Das Gericht wird in den nächsten Wochen entscheiden, ob weitere Gutachten einzuholen sind.
Ärzte als Richter in Weiss
Wer beim Gericht eine Forderung geltend macht, muss beweisen, dass er das verlangte Geld zugut hat. So der wichtigste Grundsatz des Beweisrechts. Invalidentaggeld und Invalidenrente setzen eine Erwerbsunfähigkeit voraus. Diese liegt dann vor, wenn das Einkommen aus einer Berufstätigkeit aus gesundheitlichen Gründen ganz oder teilweise wegfällt. Wer gegen eine Versicherung auf die Auszahlung eines Invalidentaggeldes klagt, muss deshalb beweisen, dass sein Einkommen gesunken ist oder ganz wegfiel und dafür gesundheitliche Gründe massgeblich sind.

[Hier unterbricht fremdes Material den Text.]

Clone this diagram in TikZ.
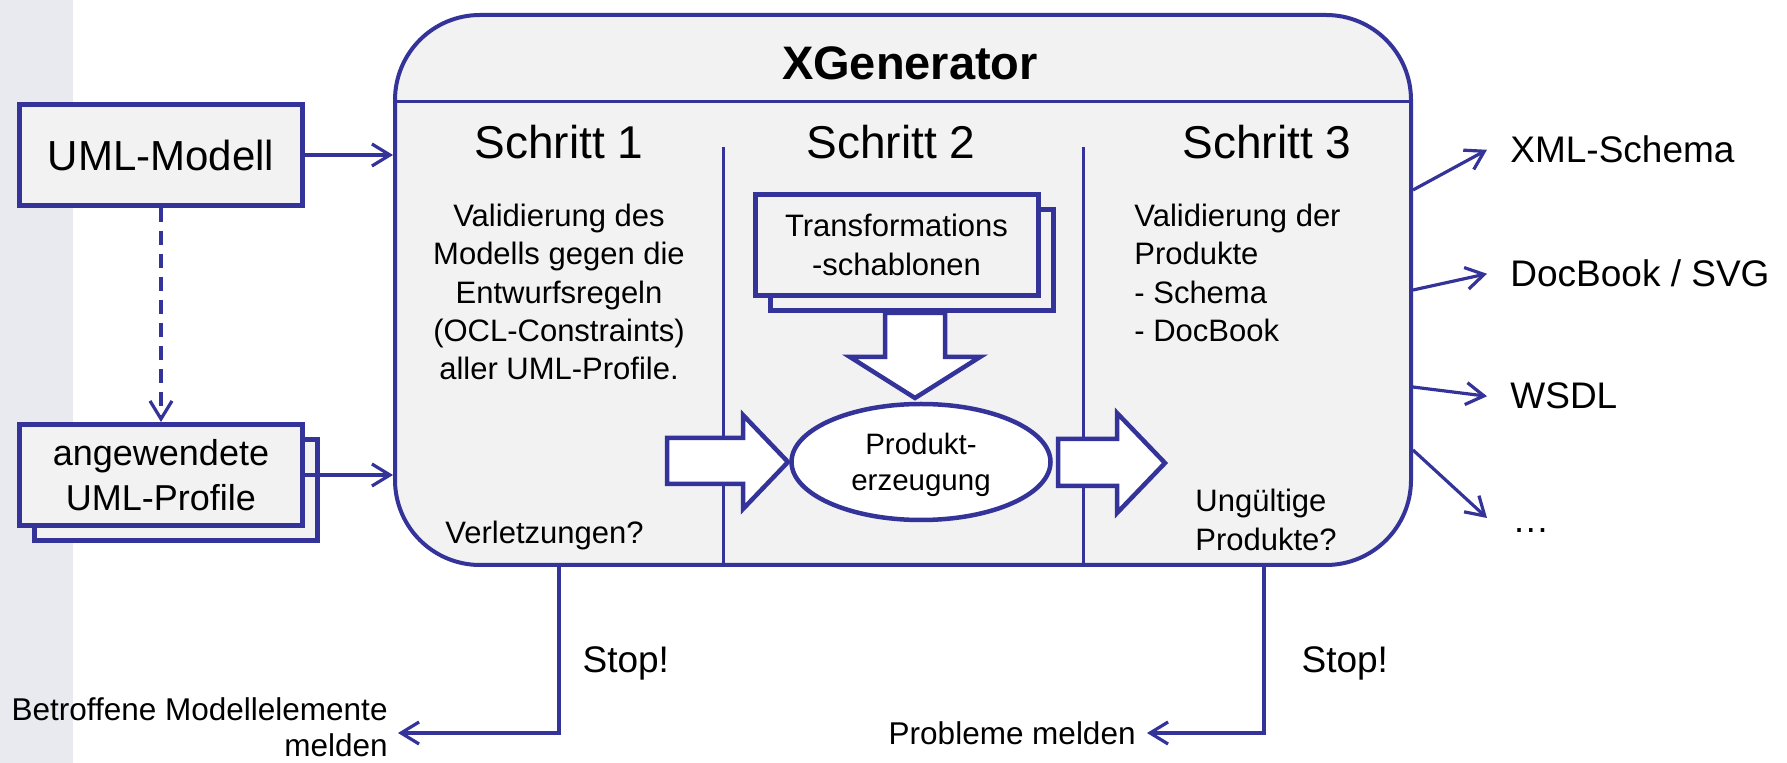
\documentclass[tikz,border=0pt]{standalone}
\usepackage{fontspec}
\setmainfont{Liberation Sans}
\usetikzlibrary{positioning, shapes.geometric, shadows, arrows.meta}
\definecolor{xblue}{HTML}{333399}
\definecolor{xgray}{HTML}{F2F2F2}
\definecolor{xstrip}{HTML}{E9EAEF}

\begin{document}
\begin{tikzpicture}[x=0.5pt, y=-0.5pt,
  box/.style={draw=xblue, line width=2.5pt, fill=xgray, inner sep=0pt, minimum width=141.5pt, minimum height=50.5pt},
  stack/.style={box, copy shadow={shadow xshift=7.5pt, shadow yshift=-7.5pt}},
  flow/.style={draw=xblue, line width=1.6pt, -{Straight Barb[length=9pt, width=11pt]}},
  dep/.style={flow, dash pattern=on 7pt off 4.5pt},
  divider/.style={draw=xblue, line width=1.5pt},
  hollow/.style={draw=xblue, line width=2.25pt, fill=white, line join=miter},
  big/.style={font=\fontsize{23}{27}\selectfont, inner sep=0pt},
  txt/.style={font=\fontsize{15.5}{19.15}\selectfont, inner sep=0pt},
  lbl/.style={font=\fontsize{18.5}{22}\selectfont, inner sep=0pt}]

  \useasboundingbox (0,0) rectangle (1787,763);
  \fill[xstrip] (0,0) rectangle (73,763);

  \node[draw=xblue, line width=2pt, fill=xgray, rounded corners=42.5pt, minimum width=508pt, minimum height=275pt] (xgen) at (903,290) {};
  \node[font=\fontsize{23.5}{28}\selectfont\bfseries, inner sep=0pt, anchor=base] (title) at (910,80) {XGenerator};
  \draw[divider] (xgen.west |- 0,102) -- (xgen.east |- 0,102);
  \draw[divider] (723,147) -- (723,565);
  \draw[divider] (1083,147) -- (1083,565);

  \node[big, anchor=base] (s1) at (559,159) {Schritt 1};
  \node[big, anchor=base] (s2) at (891,159) {Schritt 2};
  \node[big, anchor=base] (s3) at (1267,159) {Schritt 3};

  \node[txt, align=center] (rules) at (559,292) {Validierung des\\Modells gegen die\\Entwurfsregeln\\(OCL-Constraints)\\aller UML-Profile.};
  \node[txt, anchor=base west] (viol) at (445,544) {Verletzungen?};
  \node[txt, align=left, anchor=west] (check) at (1134,273) {Validierung der\\Produkte\\- Schema\\- DocBook};
  \node[txt, align=left, anchor=west] (invalid) at (1195,520) {Ungültige\\Produkte?};

  \node[stack, txt, align=center] (tmpl) at (896.5,245) {Transformations\\-schablonen};
  \draw[hollow] (885,313) -- (885,357) -- (850,357) -- (915,398) -- (980,357) -- (945,357) -- (945,313) -- cycle;
  \draw[hollow] (667,438) -- (743,438) -- (743,415) -- (788,462) -- (743,509) -- (743,484) -- (667,484) -- cycle;
  \draw[hollow] (1058,439) -- (1117,439) -- (1117,413) -- (1165,463) -- (1117,513) -- (1117,486) -- (1058,486) -- cycle;
  \node[hollow, ellipse, minimum width=129.5pt, minimum height=58pt, inner sep=0pt, font=\fontsize{14.75}{18}\selectfont, align=center, text depth=0pt] (gen) at (921,462) {Produkt-\\erzeugung};

  \node[box, font=\fontsize{21}{25}\selectfont] (uml) at (161,155) {UML-Modell};
  \node[stack, font=\fontsize{18}{22.5}\selectfont, align=center, below=107pt of uml] (uprof) {angewendete\\UML-Profile};
  \draw[dep] (uml) -- (uprof);
  \draw[flow] (uml) -- (uml -| xgen.west);
  \draw[flow] (uprof) -- (uprof -| xgen.west);

  \node[lbl, anchor=base west] (xml) at (1510,163) {XML-Schema};
  \node[lbl, anchor=base west] (docb) at (1510,287) {DocBook / SVG};
  \node[lbl, anchor=base west] (wsdl) at (1510,409) {WSDL};
  \node[lbl, anchor=base west] (more) at (1512,533) {…};
  \coordinate (more tip) at (1487,518);
  \draw[flow] (xgen.east |- 0,190) -- ([xshift=-11.5pt]xml.west);
  \draw[flow] (xgen.east |- 0,290) -- ([xshift=-11.5pt]docb.west);
  \draw[flow] (xgen.east |- 0,387) -- ([xshift=-11.5pt]wsdl.west);
  \draw[flow] (xgen.east |- 0,450) -- (more tip);

  \node[txt, align=right, anchor=east, font=\fontsize{15.75}{18}\selectfont] (report) at (388,727) {Betroffene Modellelemente\\melden};
  \node[txt, anchor=east, font=\fontsize{15.75}{18}\selectfont] (probs) at (1136,733) {Probleme melden};
  \draw[flow] (xgen.south -| 559,0) |- node[lbl, pos=.29, right=11pt] (stop1) {Stop!} ([xshift=5pt, yshift=-3pt]report.east);
  \draw[flow] (xgen.south -| 1264,0) |- node[lbl, pos=.29, right=18pt] (stop2) {Stop!} ([xshift=5.5pt]probs.east);
\end{tikzpicture}
\end{document}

Der Nachweis der krankheitsbedingten Arbeitsunfähigkeit kann praktisch nur mit ärztlichen Gutachten erbracht werden. Wer vor Gericht behauptet, invalid zu sein, muss dies mit solchen Expertisen belegen können. Die Versicherungen ihrerseits beauftragen auch wieder Ärzte, um das Gegenteil zu belegen. Deshalb steht in gerichtlichen Streitigkeiten sehr häufig Aussage gegen Aussage, Expertise gegen Expertise.
Das Gericht behilft sich in solchen Situationen häufig mit einer sogenannten Oberexpertise: Es beauftragt einen weiteren Arzt mit einem Gutachten. Schliesslich entscheidet es in der Regel den Streitfall gestützt auf das Ergebnis dieser selbst eingeholten Fachmeinung. Fazit: Geht es um gesundheitliche Probleme, sind es vor allem die Ärzte, die entscheiden.